- **DATA BLOCK**:
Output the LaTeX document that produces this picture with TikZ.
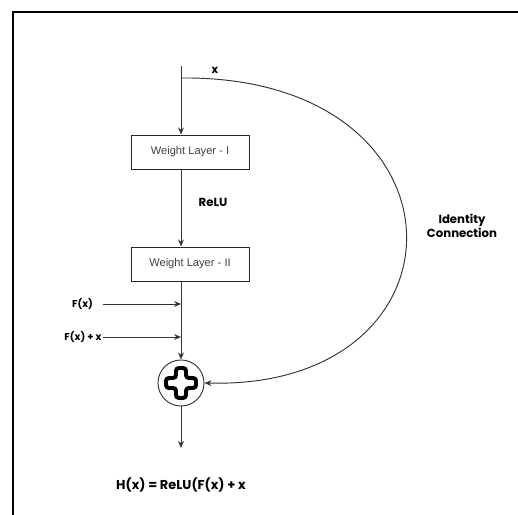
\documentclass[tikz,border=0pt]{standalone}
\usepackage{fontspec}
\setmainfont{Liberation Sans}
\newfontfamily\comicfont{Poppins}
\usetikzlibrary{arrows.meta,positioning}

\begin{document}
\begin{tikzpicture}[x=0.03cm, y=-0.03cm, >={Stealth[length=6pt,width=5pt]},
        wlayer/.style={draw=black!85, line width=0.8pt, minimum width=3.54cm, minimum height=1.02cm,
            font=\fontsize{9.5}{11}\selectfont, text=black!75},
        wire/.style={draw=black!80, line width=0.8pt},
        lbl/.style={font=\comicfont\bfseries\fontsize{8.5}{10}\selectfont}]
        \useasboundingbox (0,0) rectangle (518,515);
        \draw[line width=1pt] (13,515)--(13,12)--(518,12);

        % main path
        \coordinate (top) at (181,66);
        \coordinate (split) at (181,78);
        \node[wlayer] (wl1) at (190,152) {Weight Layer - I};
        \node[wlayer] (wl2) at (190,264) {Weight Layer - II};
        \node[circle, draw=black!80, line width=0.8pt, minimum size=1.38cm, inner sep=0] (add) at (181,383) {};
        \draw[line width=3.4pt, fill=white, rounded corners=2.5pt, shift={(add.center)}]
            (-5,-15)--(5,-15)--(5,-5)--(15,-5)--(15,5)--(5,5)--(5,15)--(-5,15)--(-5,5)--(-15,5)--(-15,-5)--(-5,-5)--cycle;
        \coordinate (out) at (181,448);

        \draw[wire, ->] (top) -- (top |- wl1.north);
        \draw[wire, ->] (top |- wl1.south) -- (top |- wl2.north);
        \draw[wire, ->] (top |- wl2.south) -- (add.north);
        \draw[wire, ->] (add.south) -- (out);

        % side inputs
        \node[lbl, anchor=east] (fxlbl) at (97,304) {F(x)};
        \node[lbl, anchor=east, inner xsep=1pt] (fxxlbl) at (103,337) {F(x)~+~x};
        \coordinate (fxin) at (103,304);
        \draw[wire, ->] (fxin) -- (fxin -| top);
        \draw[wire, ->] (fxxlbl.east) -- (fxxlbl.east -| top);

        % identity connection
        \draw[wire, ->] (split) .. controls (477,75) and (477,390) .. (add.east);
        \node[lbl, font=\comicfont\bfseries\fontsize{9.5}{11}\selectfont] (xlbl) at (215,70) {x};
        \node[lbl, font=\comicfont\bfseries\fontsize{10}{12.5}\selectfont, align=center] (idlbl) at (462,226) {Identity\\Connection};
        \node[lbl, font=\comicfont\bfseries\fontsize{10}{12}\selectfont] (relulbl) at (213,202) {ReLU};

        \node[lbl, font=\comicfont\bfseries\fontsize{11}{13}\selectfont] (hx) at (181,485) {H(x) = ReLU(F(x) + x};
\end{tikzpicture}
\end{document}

- **WHAT THE EXERCISE ASKS**:
Please restate the material above line by line, exactly, beginning at its first line and ending with the line that contains "(add.south) -- (out);", without any pictures.

- **FULL RESPONSE**:
Output the LaTeX document that produces this picture with TikZ.
\documentclass[tikz,border=0pt]{standalone}
\usepackage{fontspec}
\setmainfont{Liberation Sans}
\newfontfamily\comicfont{Poppins}
\usetikzlibrary{arrows.meta,positioning}

\begin{document}
\begin{tikzpicture}[x=0.03cm, y=-0.03cm, >={Stealth[length=6pt,width=5pt]},
        wlayer/.style={draw=black!85, line width=0.8pt, minimum width=3.54cm, minimum height=1.02cm,
            font=\fontsize{9.5}{11}\selectfont, text=black!75},
        wire/.style={draw=black!80, line width=0.8pt},
        lbl/.style={font=\comicfont\bfseries\fontsize{8.5}{10}\selectfont}]
        \useasboundingbox (0,0) rectangle (518,515);
        \draw[line width=1pt] (13,515)--(13,12)--(518,12);

        % main path
        \coordinate (top) at (181,66);
        \coordinate (split) at (181,78);
        \node[wlayer] (wl1) at (190,152) {Weight Layer - I};
        \node[wlayer] (wl2) at (190,264) {Weight Layer - II};
        \node[circle, draw=black!80, line width=0.8pt, minimum size=1.38cm, inner sep=0] (add) at (181,383) {};
        \draw[line width=3.4pt, fill=white, rounded corners=2.5pt, shift={(add.center)}]
            (-5,-15)--(5,-15)--(5,-5)--(15,-5)--(15,5)--(5,5)--(5,15)--(-5,15)--(-5,5)--(-15,5)--(-15,-5)--(-5,-5)--cycle;
        \coordinate (out) at (181,448);

        \draw[wire, ->] (top) -- (top |- wl1.north);
        \draw[wire, ->] (top |- wl1.south) -- (top |- wl2.north);
        \draw[wire, ->] (top |- wl2.south) -- (add.north);
        \draw[wire, ->] (add.south) -- (out);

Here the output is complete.